Surely many Dakotans felt better, at the very least, for they were able to talk to and show their troubles to President Franklin Delano Roosevelt, who had arrived in Bismarck so he could be filled in on the situation. Representatives from other counties arrived on the scene to represent all parts of the state.

Meanwhile, FDR was accompanied by federal agents and a swarm of newspapermen, here to “view with him the effects of drought and blistering sun on a parched land.”

The drought was far-reaching, but some smaller, local crops survived the heat. F. W. Braun, of the Pleasant Valley garden, brought in some of his corn and melons. The corn was “near to average” in height, and of good color. However, part of that flourish probably came from Braun’s use of “artificial” watering on his crop.

And Robert Stading, from a bit away from Antelope, brought in some melons, a cross between cantelope and muskmelon; one was 18 inches in diameter and three pounds in weight. Stading said that on one vine, he had grown about two dozen melons. Of course, everything else he was growing on his 800-acre farm had been destroyed by grasshoppers. Yet his melons, and a second planting, were doing very well.

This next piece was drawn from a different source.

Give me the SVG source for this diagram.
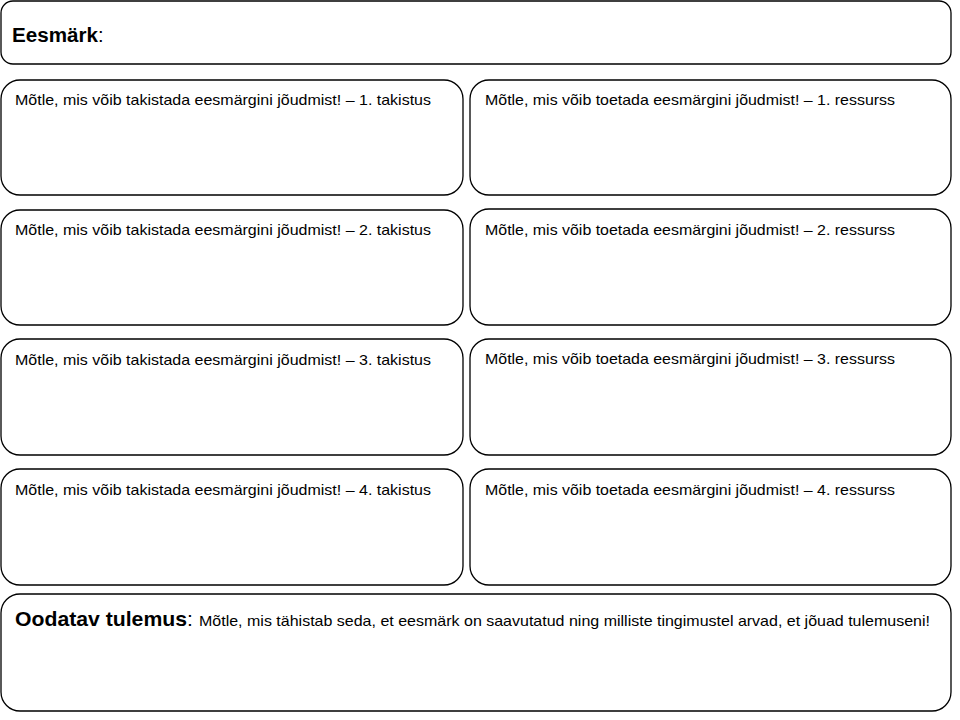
<svg xmlns="http://www.w3.org/2000/svg" width="960" height="720" viewBox="0 0 960 720">
<style>
.box{fill:#fff;stroke:#000;stroke-width:1.3}
.t{font-family:"Liberation Sans",Arial,sans-serif;font-size:15px;fill:#000}
.b{font-family:"Liberation Sans",Arial,sans-serif;font-weight:bold;fill:#000}
</style>
<rect width="960" height="720" fill="#fff"/>
<g id="eesmark">
<rect class="box" x="1" y="1" width="950" height="63" rx="12"/>
<text class="b" x="12" y="42" style="font-size:20px" textLength="86" lengthAdjust="spacingAndGlyphs">Eesmärk</text>
<text class="t" x="98" y="42" style="font-size:20px">:</text>
</g>
<g id="takistus1">
<rect class="box" x="1" y="80" width="462" height="115" rx="19"/>
<text class="t" x="15" y="105" textLength="416" lengthAdjust="spacingAndGlyphs">Mõtle, mis võib takistada eesmärgini jõudmist! – 1. takistus</text>
</g>
<g id="ressurss1">
<rect class="box" x="470" y="80" width="481" height="115" rx="19"/>
<text class="t" x="485" y="105" textLength="410" lengthAdjust="spacingAndGlyphs">Mõtle, mis võib toetada eesmärgini jõudmist! – 1. ressurss</text>
</g>
<g id="takistus2">
<rect class="box" x="1" y="210" width="462" height="115" rx="19"/>
<text class="t" x="15" y="235" textLength="416" lengthAdjust="spacingAndGlyphs">Mõtle, mis võib takistada eesmärgini jõudmist! – 2. takistus</text>
</g>
<g id="ressurss2">
<rect class="box" x="470" y="209" width="481" height="116" rx="19"/>
<text class="t" x="485" y="235" textLength="410" lengthAdjust="spacingAndGlyphs">Mõtle, mis võib toetada eesmärgini jõudmist! – 2. ressurss</text>
</g>
<g id="takistus3">
<rect class="box" x="1" y="339" width="462" height="116" rx="19"/>
<text class="t" x="15" y="365" textLength="416" lengthAdjust="spacingAndGlyphs">Mõtle, mis võib takistada eesmärgini jõudmist! – 3. takistus</text>
</g>
<g id="ressurss3">
<rect class="box" x="470" y="339" width="481" height="116" rx="19"/>
<text class="t" x="485" y="364" textLength="410" lengthAdjust="spacingAndGlyphs">Mõtle, mis võib toetada eesmärgini jõudmist! – 3. ressurss</text>
</g>
<g id="takistus4">
<rect class="box" x="1" y="469" width="462" height="116" rx="19"/>
<text class="t" x="15" y="495" textLength="416" lengthAdjust="spacingAndGlyphs">Mõtle, mis võib takistada eesmärgini jõudmist! – 4. takistus</text>
</g>
<g id="ressurss4">
<rect class="box" x="470" y="469" width="481" height="116" rx="19"/>
<text class="t" x="485" y="495" textLength="410" lengthAdjust="spacingAndGlyphs">Mõtle, mis võib toetada eesmärgini jõudmist! – 4. ressurss</text>
</g>
<g id="tulemus">
<rect class="box" x="1" y="594" width="950" height="117" rx="19"/>
<text class="b" x="15" y="626" style="font-size:21px" textLength="172" lengthAdjust="spacingAndGlyphs">Oodatav tulemus</text>
<text class="t" x="187" y="626" style="font-size:21px">:</text>
<text class="t" x="199" y="626" textLength="731" lengthAdjust="spacingAndGlyphs">Mõtle, mis tähistab seda, et eesmärk on saavutatud ning milliste tingimustel arvad, et jõuad tulemuseni!</text>
</g>
<g id="connectors"></g>
</svg>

Also, on this day, John Lish, the sheriff in Dickinson, was growing a bumper crop of cucumbers at his home in town, cucumbers of which the town was really taking notice. The paper reported that “‘Johnnie’ has raised some of the finest future dill pickles ever grown here in the backyard garden of his home, 43 Second Avenue West.” However, the paper cautioned, “Anyone having designs on a dozen or so, however, by way of the back fence, will do well to remember that the grower is also sheriff.”

These Dakotans showed there’s always hope—even in the midst of depression.